REQUIREMENTS
Can you output the material exactly as written, minus any pictures it holds?

┌──

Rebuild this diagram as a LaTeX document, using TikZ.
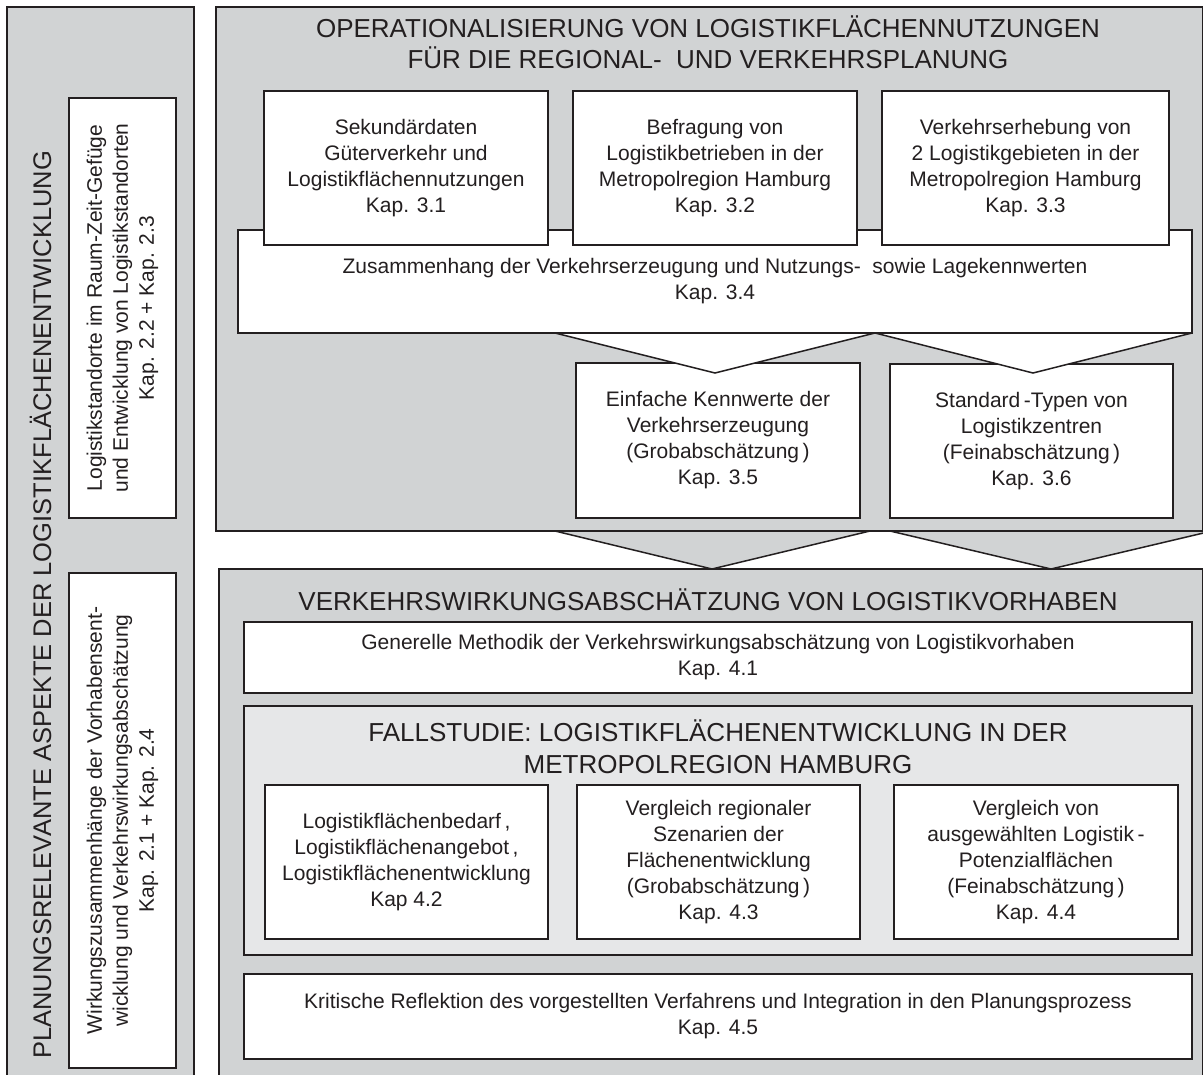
\documentclass[tikz,border=0pt]{standalone}
\usepackage{fontspec}
\setmainfont{Liberation Sans}
\definecolor{ink}{HTML}{231F20}
\definecolor{panelgray}{HTML}{D1D3D4}
\definecolor{innergray}{HTML}{E6E7E8}
\begin{document}
\begin{tikzpicture}[x=1pt,y=-1pt,
  pane/.style={draw=ink, fill=panelgray, line width=1.6pt, inner sep=0pt},
  subpane/.style={draw=ink, fill=innergray, line width=1.6pt, inner sep=0pt},
  card/.style={draw=ink, fill=white, line width=1.5pt, align=center, inner sep=0pt,
    text=ink, font=\fontsize{21}{26}\selectfont},
  head/.style={align=center, text=ink, inner sep=0pt, font=\fontsize{26}{31.5}\selectfont},
  chev/.style={draw=ink, line width=1.5pt, line join=miter},
]
\useasboundingbox (0,0) rectangle (1203,1075);
\clip (0,0) rectangle (1203,1075);

% ---------- left column ----------
\node[pane, minimum width=187, minimum height=1100] (leftpane) at (100.5,557) {};
\node[head, font=\fontsize{25.5}{30}\selectfont, rotate=90, anchor=base] (lefttitle) at (51,605)
  {PLANUNGSRELEVANTE ASPEKTE DER LOGISTIKFLÄCHENENTWICKLUNG};
\node[card, rotate=90, minimum width=420, minimum height=107] (raum) at (122.5,308)
  {Logistikstandorte im Raum-Zeit-Gefüge\\und Entwicklung von Logistikstandorten\\Kap. 2.2 + Kap. 2.3};
\node[card, rotate=90, minimum width=495, minimum height=107] (wirk) at (122.5,820.5)
  {Wirkungszusammenhänge der Vorhabensent-\\wicklung und Verkehrswirkungsabschätzung\\Kap. 2.1 + Kap. 2.4};

% ---------- arrows between the two right-hand panels ----------
\coordinate (la1) at (555,531);  \coordinate (lt1) at (712,569);  \coordinate (lb1) at (870,531);
\coordinate (la2) at (890,531);  \coordinate (lt2) at (1051,569); \coordinate (lb2) at (1212,531);
\fill[panelgray] (la1) -- (lt1) -- (lb1) -- cycle;
\fill[panelgray] (la2) -- (lt2) -- (lb2) -- cycle;
\draw[chev] (la1) -- (lt1) -- (lb1);
\draw[chev] (la2) -- (lt2) -- (lb2);

% ---------- upper panel ----------
\node[pane, minimum width=987, minimum height=524] (toppane) at (709.5,269) {};
\node[head] (toptitle) at (708,42.5)
  {OPERATIONALISIERUNG VON LOGISTIKFLÄCHENNUTZUNGEN\\FÜR DIE REGIONAL-\ \ UND VERKEHRSPLANUNG};

\node[card, minimum width=284, minimum height=155] (kenn) at (718,440.5)
  {Einfache Kennwerte der\\Verkehrserzeugung\\(Grobabschätzung\,)\\Kap. 3.5};
\node[card, minimum width=283, minimum height=154] (typen) at (1031.5,441)
  {Standard\,-Typen von\\Logistikzentren\\(Feinabschätzung\,)\\Kap. 3.6};

\coordinate (ua1) at (555,333); \coordinate (ut1) at (715,373);  \coordinate (ub1) at (875,333);
\coordinate (ua2) at (875,333); \coordinate (ut2) at (1033,373); \coordinate (ub2) at (1192,333);
\fill[white] (ua1) -- (ut1) -- (ub1) -- cycle;
\fill[white] (ua2) -- (ut2) -- (ub2) -- cycle;
\draw[chev] (ua1) -- (ut1) -- (ub1);
\draw[chev] (ua2) -- (ut2) -- (ub2);

\node[card, minimum width=954, minimum height=103] (zus) at (715,281.5)
  {Zusammenhang der Verkehrserzeugung und Nutzungs-\ \ sowie Lagekennwerten\\Kap. 3.4};

\node[card, minimum width=284, minimum height=154] (sek) at (406,168)
  {Sekundärdaten\\Güterverkehr und\\Logistikflächennutzungen\\Kap. 3.1};
\node[card, minimum width=284, minimum height=154] (befr) at (715,168)
  {Befragung von\\Logistikbetrieben in der\\Metropolregion Hamburg\\Kap. 3.2};
\node[card, minimum width=287, minimum height=154] (erheb) at (1025.5,168)
  {Verkehrserhebung von\\2 Logistikgebieten in der\\Metropolregion Hamburg\\Kap. 3.3};

% ---------- lower panel ----------
\node[pane, minimum width=984, minimum height=531] (lowpane) at (711,834.5) {};
\node[head] (lowtitle) at (708,599.5)
  {VERKEHRSWIRKUNGSABSCHÄTZUNG VON LOGISTIKVORHABEN};
\node[card, minimum width=948, minimum height=71] (meth) at (718,657.5)
  {Generelle Methodik der Verkehrswirkungsabschätzung von Logistikvorhaben\\Kap. 4.1};

\node[subpane, minimum width=948, minimum height=249] (fall) at (718,830.5) {};
\node[head] (falltitle) at (718,746.5)
  {FALLSTUDIE: LOGISTIKFLÄCHENENTWICKLUNG IN DER\\METROPOLREGION HAMBURG};
\node[card, minimum width=283, minimum height=154] (bedarf) at (406.5,862)
  {Logistikflächenbedarf\,,\\Logistikflächenangebot\,,\\Logistikflächenentwicklung\\Kap 4.2};
\node[card, minimum width=283, minimum height=154] (szen) at (718.5,862)
  {Vergleich regionaler\\Szenarien der\\Flächenentwicklung\\(Grobabschätzung\,)\\Kap. 4.3};
\node[card, minimum width=284, minimum height=154] (poten) at (1036,862)
  {Vergleich von\\ausgewählten Logistik\,-\\Potenzialflächen\\(Feinabschätzung\,)\\Kap. 4.4};

\node[card, minimum width=948, minimum height=85] (krit) at (718,1016.5)
  {Kritische Reflektion des vorgestellten Verfahrens und Integration in den Planungsprozess\\Kap. 4.5};
\end{tikzpicture}
\end{document}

└──

THE SOLUTION
Rebuild this diagram as a LaTeX document, using TikZ.
\documentclass[tikz,border=0pt]{standalone}
\usepackage{fontspec}
\setmainfont{Liberation Sans}
\definecolor{ink}{HTML}{231F20}
\definecolor{panelgray}{HTML}{D1D3D4}
\definecolor{innergray}{HTML}{E6E7E8}
\begin{document}
\begin{tikzpicture}[x=1pt,y=-1pt,
  pane/.style={draw=ink, fill=panelgray, line width=1.6pt, inner sep=0pt},
  subpane/.style={draw=ink, fill=innergray, line width=1.6pt, inner sep=0pt},
  card/.style={draw=ink, fill=white, line width=1.5pt, align=center, inner sep=0pt,
    text=ink, font=\fontsize{21}{26}\selectfont},
  head/.style={align=center, text=ink, inner sep=0pt, font=\fontsize{26}{31.5}\selectfont},
  chev/.style={draw=ink, line width=1.5pt, line join=miter},
]
\useasboundingbox (0,0) rectangle (1203,1075);
\clip (0,0) rectangle (1203,1075);

% ---------- left column ----------
\node[pane, minimum width=187, minimum height=1100] (leftpane) at (100.5,557) {};
\node[head, font=\fontsize{25.5}{30}\selectfont, rotate=90, anchor=base] (lefttitle) at (51,605)
  {PLANUNGSRELEVANTE ASPEKTE DER LOGISTIKFLÄCHENENTWICKLUNG};
\node[card, rotate=90, minimum width=420, minimum height=107] (raum) at (122.5,308)
  {Logistikstandorte im Raum-Zeit-Gefüge\\und Entwicklung von Logistikstandorten\\Kap. 2.2 + Kap. 2.3};
\node[card, rotate=90, minimum width=495, minimum height=107] (wirk) at (122.5,820.5)
  {Wirkungszusammenhänge der Vorhabensent-\\wicklung und Verkehrswirkungsabschätzung\\Kap. 2.1 + Kap. 2.4};

% ---------- arrows between the two right-hand panels ----------
\coordinate (la1) at (555,531);  \coordinate (lt1) at (712,569);  \coordinate (lb1) at (870,531);
\coordinate (la2) at (890,531);  \coordinate (lt2) at (1051,569); \coordinate (lb2) at (1212,531);
\fill[panelgray] (la1) -- (lt1) -- (lb1) -- cycle;
\fill[panelgray] (la2) -- (lt2) -- (lb2) -- cycle;
\draw[chev] (la1) -- (lt1) -- (lb1);
\draw[chev] (la2) -- (lt2) -- (lb2);

% ---------- upper panel ----------
\node[pane, minimum width=987, minimum height=524] (toppane) at (709.5,269) {};
\node[head] (toptitle) at (708,42.5)
  {OPERATIONALISIERUNG VON LOGISTIKFLÄCHENNUTZUNGEN\\FÜR DIE REGIONAL-\ \ UND VERKEHRSPLANUNG};

\node[card, minimum width=284, minimum height=155] (kenn) at (718,440.5)
  {Einfache Kennwerte der\\Verkehrserzeugung\\(Grobabschätzung\,)\\Kap. 3.5};
\node[card, minimum width=283, minimum height=154] (typen) at (1031.5,441)
  {Standard\,-Typen von\\Logistikzentren\\(Feinabschätzung\,)\\Kap. 3.6};

\coordinate (ua1) at (555,333); \coordinate (ut1) at (715,373);  \coordinate (ub1) at (875,333);
\coordinate (ua2) at (875,333); \coordinate (ut2) at (1033,373); \coordinate (ub2) at (1192,333);
\fill[white] (ua1) -- (ut1) -- (ub1) -- cycle;
\fill[white] (ua2) -- (ut2) -- (ub2) -- cycle;
\draw[chev] (ua1) -- (ut1) -- (ub1);
\draw[chev] (ua2) -- (ut2) -- (ub2);

\node[card, minimum width=954, minimum height=103] (zus) at (715,281.5)
  {Zusammenhang der Verkehrserzeugung und Nutzungs-\ \ sowie Lagekennwerten\\Kap. 3.4};

\node[card, minimum width=284, minimum height=154] (sek) at (406,168)
  {Sekundärdaten\\Güterverkehr und\\Logistikflächennutzungen\\Kap. 3.1};
\node[card, minimum width=284, minimum height=154] (befr) at (715,168)
  {Befragung von\\Logistikbetrieben in der\\Metropolregion Hamburg\\Kap. 3.2};
\node[card, minimum width=287, minimum height=154] (erheb) at (1025.5,168)
  {Verkehrserhebung von\\2 Logistikgebieten in der\\Metropolregion Hamburg\\Kap. 3.3};

% ---------- lower panel ----------
\node[pane, minimum width=984, minimum height=531] (lowpane) at (711,834.5) {};
\node[head] (lowtitle) at (708,599.5)
  {VERKEHRSWIRKUNGSABSCHÄTZUNG VON LOGISTIKVORHABEN};
\node[card, minimum width=948, minimum height=71] (meth) at (718,657.5)
  {Generelle Methodik der Verkehrswirkungsabschätzung von Logistikvorhaben\\Kap. 4.1};

\node[subpane, minimum width=948, minimum height=249] (fall) at (718,830.5) {};
\node[head] (falltitle) at (718,746.5)
  {FALLSTUDIE: LOGISTIKFLÄCHENENTWICKLUNG IN DER\\METROPOLREGION HAMBURG};
\node[card, minimum width=283, minimum height=154] (bedarf) at (406.5,862)
  {Logistikflächenbedarf\,,\\Logistikflächenangebot\,,\\Logistikflächenentwicklung\\Kap 4.2};
\node[card, minimum width=283, minimum height=154] (szen) at (718.5,862)
  {Vergleich regionaler\\Szenarien der\\Flächenentwicklung\\(Grobabschätzung\,)\\Kap. 4.3};
\node[card, minimum width=284, minimum height=154] (poten) at (1036,862)
  {Vergleich von\\ausgewählten Logistik\,-\\Potenzialflächen\\(Feinabschätzung\,)\\Kap. 4.4};

\node[card, minimum width=948, minimum height=85] (krit) at (718,1016.5)
  {Kritische Reflektion des vorgestellten Verfahrens und Integration in den Planungsprozess\\Kap. 4.5};
\end{tikzpicture}
\end{document}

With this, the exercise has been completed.